Discurso durante a 150ª Sessão Deliberativa Ordinária, no Senado Federal

Insatisfação com a decisão judicial que anulou as condenações do ex-Ministro José Dirceu no âmbito da Operação Lava Jato, e reflexão sobre a importância do combate à corrupção para o desenvolvimento do país.

Autor
Sergio Moro (UNIÃO - União Brasil/PR)
Nome completo: Sergio Fernando Moro
Casa
Senado Federal
Tipo
Discurso
Resumo por assunto
Poder Judiciário:
  • Insatisfação com a decisão judicial que anulou as condenações do ex-Ministro José Dirceu no âmbito da Operação Lava Jato, e reflexão sobre a importância do combate à corrupção para o desenvolvimento do país.
Publicação
Publicação no DSF de 30/10/2024 - Página 42
Assunto
Organização do Estado > Poder Judiciário
Indexação
  • INDIGNAÇÃO, DECISÃO MONOCRATICA, GILMAR MENDES, MINISTRO, SUPREMO TRIBUNAL FEDERAL (STF), ANULAÇÃO, CONDENAÇÃO, EX-MINISTRO, JOSE DIRCEU, CRIME, CORRUPÇÃO, OPERAÇÃO LAVA JATO.

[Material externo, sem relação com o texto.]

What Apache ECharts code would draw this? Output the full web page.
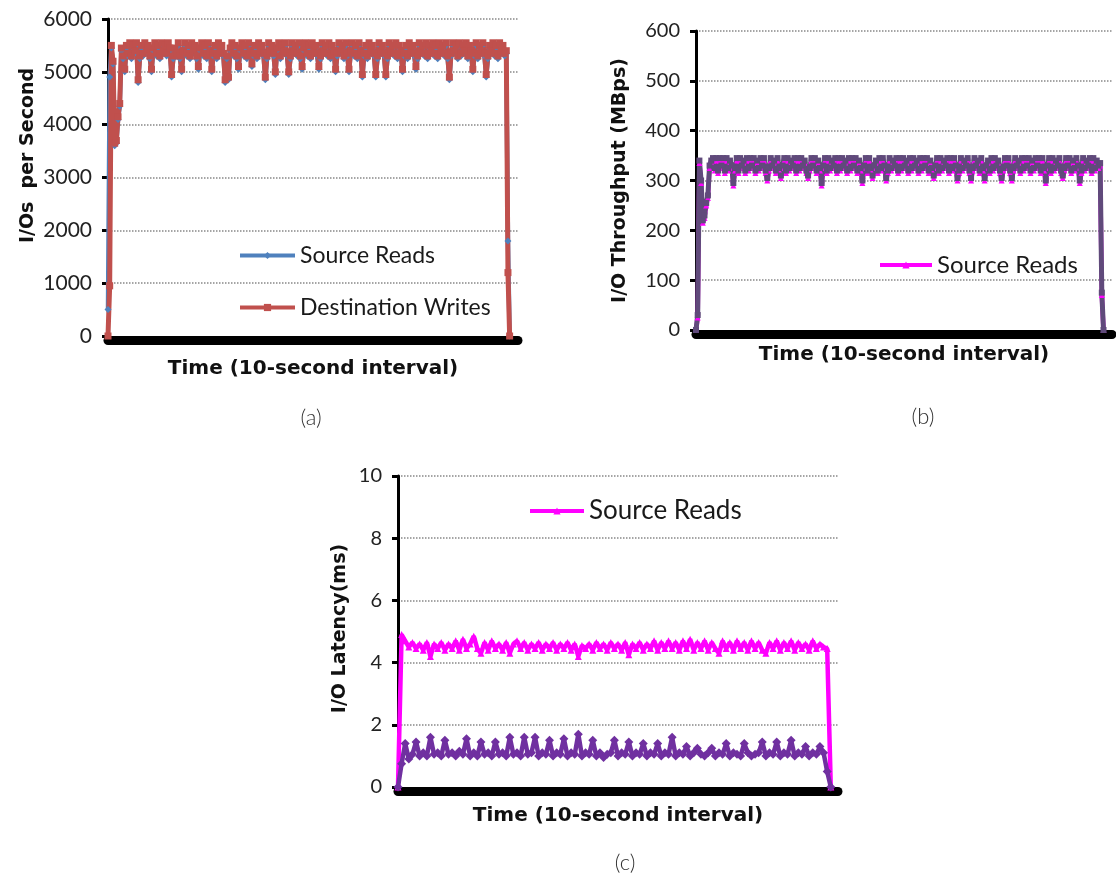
<!DOCTYPE html>
<html>
<head>
<meta charset="utf-8">
<script src="https://cdn.jsdelivr.net/npm/echarts@6/dist/echarts.min.js"></script>
<style>
html, body { margin: 0; padding: 0; background: #fff; }
#chart { width: 1116px; height: 880px; }
</style>
</head>
<body>
<div id="chart"></div>
<script>
// (a) I/Os per second, one value per 10-second sample
var readsA = [500, 4900, 5450, 5150, 3600, 3650, 4100, 4350, 5400, 5250,
  5000, 5450, 5300, 5500, 5250, 5450, 5350, 5500, 4800, 5250,
  5450, 5300, 5500, 5350, 5450, 5250, 5000, 5400, 5500, 5300,
  5450, 5250, 5500, 5350, 5450, 5300, 5500, 5400, 4900, 5250,
  5400, 5300, 5500, 5250, 5000, 5350, 5500, 5300, 5450, 5250,
  5500, 5350, 5450, 5250, 5050, 5400, 5500, 5300, 5450, 5250,
  5500, 5350, 5000, 5300, 5450, 5250, 5500, 5350, 5450, 5300,
  4800, 5250, 4850, 5400, 5500, 5300, 5450, 5250, 5050, 5400,
  5500, 5300, 5450, 5250, 5500, 5350, 5100, 5300, 5450, 5250,
  5500, 5350, 5450, 5300, 4850, 5250, 5500, 5350, 5450, 5300,
  4950, 5400, 5500, 5250, 5450, 5350, 5500, 5300, 4950, 5250,
  5500, 5350, 5450, 5300, 5500, 5250, 5050, 5400, 5500, 5300,
  5450, 5250, 5500, 5350, 5450, 5300, 5050, 5250, 5500, 5350,
  5450, 5300, 5500, 5250, 5450, 5350, 5000, 5300, 5500, 5350,
  5450, 5250, 5500, 5300, 5000, 5350, 5500, 5300, 5450, 5250,
  5500, 5350, 4900, 5300, 5450, 5250, 5500, 5350, 5450, 5300,
  4900, 5250, 5500, 5350, 5450, 5300, 4900, 5250, 5500, 5350,
  5450, 5300, 5500, 5250, 5450, 5350, 5000, 5300, 5450, 5250,
  5500, 5350, 5450, 5300, 5050, 5250, 5500, 5350, 5450, 5300,
  5500, 5250, 5450, 5350, 5500, 5300, 5450, 5250, 5500, 5350,
  5450, 5300, 5500, 5250, 4850, 5300, 5500, 5350, 5450, 5250,
  5500, 5300, 5450, 5350, 5500, 5250, 5450, 5350, 5000, 5300,
  5500, 5250, 5450, 5350, 5500, 5300, 4900, 5250, 5450, 5350,
  5500, 5300, 5450, 5250, 5500, 5350, 5450, 5300, 5350, 1800,
  0];
var writesA = [0, 950, 5500, 5200, 3650, 3700, 4150, 4400, 5450, 5300,
  5050, 5500, 5350, 5550, 5300, 5500, 5400, 5550, 4850, 5300,
  5500, 5350, 5550, 5400, 5500, 5300, 5050, 5450, 5550, 5350,
  5500, 5300, 5550, 5400, 5500, 5350, 5550, 5450, 4950, 5300,
  5450, 5350, 5550, 5300, 5050, 5400, 5550, 5350, 5500, 5300,
  5550, 5400, 5500, 5300, 5100, 5450, 5550, 5350, 5500, 5300,
  5550, 5400, 5050, 5350, 5500, 5300, 5550, 5400, 5500, 5350,
  4850, 5300, 4900, 5450, 5550, 5350, 5500, 5300, 5100, 5450,
  5550, 5350, 5500, 5300, 5550, 5400, 5150, 5350, 5500, 5300,
  5550, 5400, 5500, 5350, 4900, 5300, 5550, 5400, 5500, 5350,
  5000, 5450, 5550, 5300, 5500, 5400, 5550, 5350, 5000, 5300,
  5550, 5400, 5500, 5350, 5550, 5300, 5100, 5450, 5550, 5350,
  5500, 5300, 5550, 5400, 5500, 5350, 5100, 5300, 5550, 5400,
  5500, 5350, 5550, 5300, 5500, 5400, 5050, 5350, 5550, 5400,
  5500, 5300, 5550, 5350, 5050, 5400, 5550, 5350, 5500, 5300,
  5550, 5400, 4950, 5350, 5500, 5300, 5550, 5400, 5500, 5350,
  4950, 5300, 5550, 5400, 5500, 5350, 4950, 5300, 5550, 5400,
  5500, 5350, 5550, 5300, 5500, 5400, 5050, 5350, 5500, 5300,
  5550, 5400, 5500, 5350, 5100, 5300, 5550, 5400, 5500, 5350,
  5550, 5300, 5500, 5400, 5550, 5350, 5500, 5300, 5550, 5400,
  5500, 5350, 5550, 5300, 4900, 5350, 5550, 5400, 5500, 5300,
  5550, 5350, 5500, 5400, 5550, 5300, 5500, 5400, 5050, 5350,
  5550, 5300, 5500, 5400, 5550, 5350, 4950, 5300, 5500, 5400,
  5550, 5350, 5500, 5300, 5550, 5400, 5500, 5350, 5400, 1200,
  0];

// (b) throughput, MBps
var readsB = [0, 25, 335, 295, 215, 225, 250, 265, 325, 335,
  340, 320, 340, 315, 340, 325, 340, 315, 340, 320,
  335, 325, 290, 320, 340, 315, 340, 325, 335, 315,
  340, 320, 340, 325, 340, 315, 335, 320, 340, 325,
  340, 315, 300, 320, 340, 325, 335, 315, 340, 320,
  305, 325, 340, 315, 340, 320, 335, 325, 340, 315,
  340, 320, 340, 325, 335, 315, 305, 320, 340, 325,
  340, 315, 335, 320, 290, 325, 340, 315, 340, 320,
  335, 325, 340, 315, 340, 320, 340, 325, 335, 315,
  340, 320, 340, 325, 340, 315, 335, 320, 295, 325,
  340, 315, 340, 320, 305, 325, 335, 315, 340, 320,
  340, 325, 300, 315, 340, 320, 335, 325, 340, 315,
  340, 320, 340, 325, 335, 315, 340, 320, 340, 325,
  335, 315, 340, 320, 340, 325, 340, 315, 335, 320,
  305, 325, 340, 315, 340, 320, 335, 325, 340, 315,
  340, 320, 340, 325, 300, 315, 340, 320, 335, 325,
  340, 315, 300, 320, 340, 325, 335, 315, 340, 320,
  300, 325, 335, 315, 340, 320, 340, 325, 335, 315,
  300, 320, 340, 325, 340, 315, 300, 320, 340, 325,
  335, 315, 340, 320, 340, 325, 340, 315, 335, 320,
  340, 325, 340, 315, 340, 320, 295, 325, 340, 315,
  340, 320, 335, 325, 340, 315, 305, 320, 340, 325,
  340, 315, 335, 320, 340, 325, 295, 315, 340, 320,
  335, 325, 340, 315, 340, 320, 335, 325, 330, 70,
  0];
var writesB = [0, 30, 340, 300, 220, 230, 255, 270, 330, 340,
  345, 325, 345, 320, 345, 330, 345, 320, 345, 325,
  340, 330, 295, 325, 345, 320, 345, 330, 340, 320,
  345, 325, 345, 330, 345, 320, 340, 325, 345, 330,
  345, 320, 305, 325, 345, 330, 340, 320, 345, 325,
  310, 330, 345, 320, 345, 325, 340, 330, 345, 320,
  345, 325, 345, 330, 340, 320, 310, 325, 345, 330,
  345, 320, 340, 325, 295, 330, 345, 320, 345, 325,
  340, 330, 345, 320, 345, 325, 345, 330, 340, 320,
  345, 325, 345, 330, 345, 320, 340, 325, 300, 330,
  345, 320, 345, 325, 310, 330, 340, 320, 345, 325,
  345, 330, 305, 320, 345, 325, 340, 330, 345, 320,
  345, 325, 345, 330, 340, 320, 345, 325, 345, 330,
  340, 320, 345, 325, 345, 330, 345, 320, 340, 325,
  310, 330, 345, 320, 345, 325, 340, 330, 345, 320,
  345, 325, 345, 330, 305, 320, 345, 325, 340, 330,
  345, 320, 305, 325, 345, 330, 340, 320, 345, 325,
  305, 330, 340, 320, 345, 325, 345, 330, 340, 320,
  305, 325, 345, 330, 345, 320, 305, 325, 345, 330,
  340, 320, 345, 325, 345, 330, 345, 320, 340, 325,
  345, 330, 345, 320, 345, 325, 300, 330, 345, 320,
  345, 325, 340, 330, 345, 320, 310, 325, 345, 330,
  345, 320, 340, 325, 345, 330, 300, 320, 345, 325,
  340, 330, 345, 320, 345, 325, 340, 330, 335, 75,
  0];

// (c) latency, ms
var readsC = [0, 4.9, 4.7, 4.5, 4.65, 4.45, 4.6, 4.4, 4.65, 4.2,
  4.6, 4.45, 4.65, 4.4, 4.6, 4.45, 4.7, 4.4, 4.75, 4.45,
  4.6, 4.85, 4.45, 4.3, 4.65, 4.4, 4.7, 4.45, 4.6, 4.4,
  4.65, 4.3, 4.6, 4.7, 4.45, 4.65, 4.4, 4.6, 4.45, 4.65,
  4.4, 4.6, 4.45, 4.65, 4.4, 4.6, 4.45, 4.65, 4.4, 4.6,
  4.2, 4.55, 4.45, 4.6, 4.4, 4.65, 4.45, 4.6, 4.4, 4.65,
  4.45, 4.6, 4.4, 4.65, 4.25, 4.6, 4.45, 4.65, 4.4, 4.6,
  4.45, 4.7, 4.4, 4.65, 4.45, 4.7, 4.45, 4.65, 4.4, 4.7,
  4.45, 4.75, 4.4, 4.65, 4.45, 4.7, 4.4, 4.65, 4.45, 4.3,
  4.7, 4.45, 4.65, 4.4, 4.7, 4.45, 4.65, 4.4, 4.7, 4.45,
  4.65, 4.4, 4.3, 4.65, 4.45, 4.7, 4.4, 4.65, 4.45, 4.7,
  4.4, 4.65, 4.45, 4.6, 4.4, 4.7, 4.45, 4.6, 4.5, 4.45,
  0];
var writesC = [0, 0.75, 1.4, 0.9, 1.05, 1.45, 1.0, 1.1, 1.0, 1.6,
  1.05, 1.1, 1.0, 1.5, 1.05, 1.1, 1.0, 1.15, 1.05, 1.55,
  1.0, 1.1, 1.0, 1.45, 1.05, 1.1, 1.0, 1.45, 1.05, 1.1,
  1.0, 1.6, 1.05, 1.1, 1.0, 1.6, 1.05, 1.1, 1.6, 1.0,
  1.1, 1.05, 1.5, 1.0, 1.1, 1.05, 1.55, 1.0, 1.1, 1.05,
  1.7, 1.0, 1.1, 1.05, 1.5, 1.0, 1.1, 0.95, 1.05, 1.1,
  1.5, 1.0, 1.1, 1.05, 1.45, 1.0, 1.1, 1.05, 1.4, 1.0,
  1.1, 1.05, 1.4, 1.0, 1.1, 1.05, 1.6, 1.0, 1.1, 1.05,
  1.3, 1.0, 1.1, 1.25, 1.05, 1.0, 1.1, 1.25, 1.0, 1.1,
  1.05, 1.4, 1.0, 1.1, 1.05, 1.0, 1.4, 1.1, 1.0, 1.05,
  1.1, 1.45, 1.0, 1.1, 1.05, 1.45, 1.0, 1.1, 1.05, 1.5,
  1.0, 1.1, 1.05, 1.3, 1.0, 1.1, 1.05, 1.3, 1.1, 0.5,
  0];

var legendNames = {readsA: 'Source Reads', writesA: 'Destination Writes', readsB: 'Source Reads', readsC: 'Source Reads'};

var FONT = 'Lato';
var BOLD = 'DejaVu Sans';
var dom = document.getElementById('chart');
var myChart = echarts.init(dom);

function pts(arr) {
    return arr.map(function (v, i) { return [i, v]; });
}

function xAx(idx, max, gap) {
    return {
        type: 'value', gridIndex: idx, min: 0, max: max, offset: 4,
        name: 'Time (10-second interval)', nameLocation: 'middle', nameGap: gap,
        nameTextStyle: {fontFamily: BOLD, fontWeight: 'bold', fontSize: 20, color: '#111'},
        axisLine: {show: true, onZero: false, lineStyle: {color: '#000', width: 9}},
        axisTick: {show: false}, axisLabel: {show: false}, splitLine: {show: false}
    };
}

function yAx(idx, max, interval, name, gap, fs, shiftUp) {
    return {
        type: 'value', gridIndex: idx, min: 0, max: max, interval: interval,
        name: name, nameLocation: 'middle', nameGap: gap,
        nameTextStyle: {fontFamily: BOLD, fontWeight: 'bold', fontSize: 19, color: '#111',
            padding: [0, 0, 0, shiftUp]},
        axisLine: {show: true, lineStyle: {color: '#000', width: 3}},
        axisTick: {show: true, length: 6, lineStyle: {color: '#000', width: 3}},
        axisLabel: {fontFamily: FONT, fontSize: fs, color: '#222', margin: 16,
            formatter: function (v) { return String(v); }},
        splitLine: {show: true, showMinLine: false, lineStyle: {color: '#888', type: 'dotted', width: 1.5}}
    };
}

function line(name, idx, data, color, symbol, size, width) {
    return {
        name: name, type: 'line', xAxisIndex: idx, yAxisIndex: idx,
        data: pts(data), symbol: symbol, symbolSize: size, showSymbol: true,
        lineStyle: {color: color, width: width}, itemStyle: {color: color},
        emphasis: {disabled: true}
    };
}

function legendText(fs) {
    return {fontFamily: FONT, fontSize: fs, color: '#1a1a1a'};
}
var tagStyle = {fontFamily: FONT, fontSize: 22, fontWeight: 300, color: '#333'};

option = {
    animation: false,
    backgroundColor: '#fff',
    title: [
        {text: '(a)', left: 306, top: 402, textAlign: 'center', textStyle: tagStyle},
        {text: '(b)', left: 918, top: 401, textAlign: 'center', textStyle: tagStyle},
        {text: '(c)', left: 620, top: 847, textAlign: 'center', textStyle: tagStyle}
    ],
    legend: [
        {data: ['readsA', 'writesA'], orient: 'vertical', left: 233, top: 239, itemWidth: 55, itemHeight: 9, itemGap: 29,
         lineStyle: {width: 4}, formatter: function (n) { return legendNames[n]; },
         textStyle: legendText(23), selectedMode: false},
        {data: ['readsB'], left: 873, top: 248, itemWidth: 52, itemHeight: 9, lineStyle: {width: 4},
         formatter: function (n) { return legendNames[n]; }, textStyle: legendText(24), selectedMode: false},
        {data: ['readsC'], left: 523, top: 493, itemWidth: 54, itemHeight: 9, lineStyle: {width: 4},
         formatter: function (n) { return legendNames[n]; }, textStyle: legendText(26), selectedMode: false}
    ],
    grid: [
        {left: 108, top: 19, width: 410, height: 317},
        {left: 696, top: 31, width: 416, height: 299},
        {left: 398, top: 476, width: 440, height: 311}
    ],
    xAxis: [xAx(0, 245, 19), xAx(1, 245, 11), xAx(2, 122, 15)],
    yAxis: [
        yAx(0, 6000, 1000, 'I/Os  per Second', 70, 21, 44),
        yAx(1, 600, 100, 'I/O Throughput (MBps)', 66, 20, 0),
        yAx(2, 10, 2, 'I/O Latency(ms)', 48, 20, 6)
    ],
    series: [
        line('readsA', 0, readsA, '#4F81BD', 'diamond', 7, 4.5),
        line('writesA', 0, writesA, '#C0504D', 'rect', 7, 5),
        line('readsB', 1, readsB, '#FF00FF', 'triangle', 6, 4.5),
        line('writesB', 1, writesB, '#604A7B', 'rect', 6, 5),
        line('readsC', 2, readsC, '#FF00FF', 'triangle', 7, 4.5),
        line('writesC', 2, writesC, '#7030A0', 'diamond', 9, 4.5)
    ]
};

if (option && typeof option === 'object') {
    myChart.setOption(option);
}
</script>
</body>
</html>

    O SR. SERGIO MORO (Bloco Parlamentar Democracia/UNIÃO - PR. Para discursar.) – Senadores, Senadoras, público presente, presidindo a sessão o ilustre Senador Marcos Pontes, hoje o país recebeu atônito a notícia dessa decisão da anulação das condenações do ex-Ministro José Dirceu na Operação Lava Jato – esse que é um dos grandes símbolos da corrupção do PT, dos Governos do PT, dos Governos do Lula.

    E quem diz isso não sou eu, é o Supremo Tribunal Federal. No caso do mensalão, na Ação Penal 470, o Relator, o corajoso Ministro Joaquim Barbosa, deixou muito claro o papel de protagonista e de mentor do ex-Ministro José Dirceu no direcionamento de pagamento de suborno para a compra de votos de Parlamentares federais naquele que, até então, era conhecido como o maior escândalo de corrupção do país. Foi, no entanto, depois superado pela Operação Lava Jato.

    E eu retomo aqui dados da sentença que proferi, Senador Girão, na época, sentença proferida em 2016. E o que dizia a sentença? Que em um contrato da Petrobras com a Engevix, cerca de 0,5% a 1% havia sido pago em suborno, o que dava um valor de mais de R$50 milhões, sendo cerca de R$15 milhões direcionados em benefício do Ministro José Dirceu.

    Quem diz isso não sou eu, não fui eu na sentença. Isso é que se omite em todas as anulações de condenações da Lava Jato, todas essas sentenças confirmadas em segunda instância pelo Tribunal Regional Federal da 4ª Região. Nessa, em particular, confirmada a condenação por corrupção no Superior Tribunal de Justiça.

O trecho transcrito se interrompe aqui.